We often hear the phrase that data is the most important entity in the new world. The success of any product or company is dependent on the amount of data that can be acquired and processed for decision making. With such an emphasis on data, it was evident that the software industry explores additional options for storing data along with traditional RDBMS.
This does not mean Relational databases are not good enough, they are good for some of the use cases but do have their limitations. For example, a relational database can be difficult to scale (sharding is there but it has its own limitations), can be challenging to manipulate (try adding a new column to an existing table), or can be slow (complex join based queries).
No-SQL database is not just a single database, but more of an umbrella term covering a set of databases or in simple words a non-RDBMS database is termed as a no-SQL database. Let’s take a look at four broad categories in which no-SQL databases can be divided.
Key-Value database: Most simple form for storing data. As the name suggests data is stored in form of Key-Value pairing, think of it as a hashmap kind of data store. Data can easily grow exponentially as long as the keys being used are unique.
Example: Redis, Riak
Document-based database: This can be thought of as an extension to the key-value database. The values being stored are in form of a structured document. Metadata is provided so that each document is indexed and is searchable.

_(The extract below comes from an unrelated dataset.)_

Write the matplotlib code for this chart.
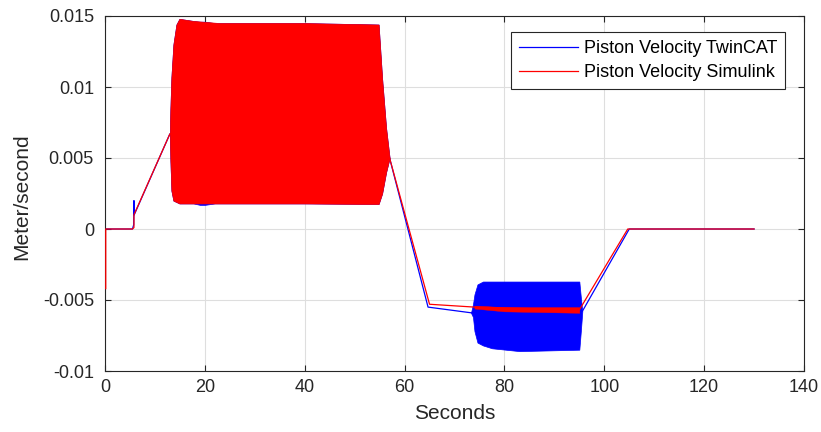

Example: MongoDB, CouchDB, CosmosDB
Column-based database: RDBMS stores data in form of row-based storage. In contrast, a column-based database stored the data in column-oriented storage. This gives an advantage for searching data based on columns easily and at the same time lets your data grow up to large levels by supporting the distribution of data. Further Read: https://en.wikipedia.org/wiki/Column-oriented_DBMS
Example: Cassandra, HBase
Graph-based database: An interesting set of data can be where each data node is linked to another node in some manner. For example, think of a social networking site, where each profile node can be linked to another node as a friend (or colleague). Graph-based databases provide inbuilt support for storing this kind of data.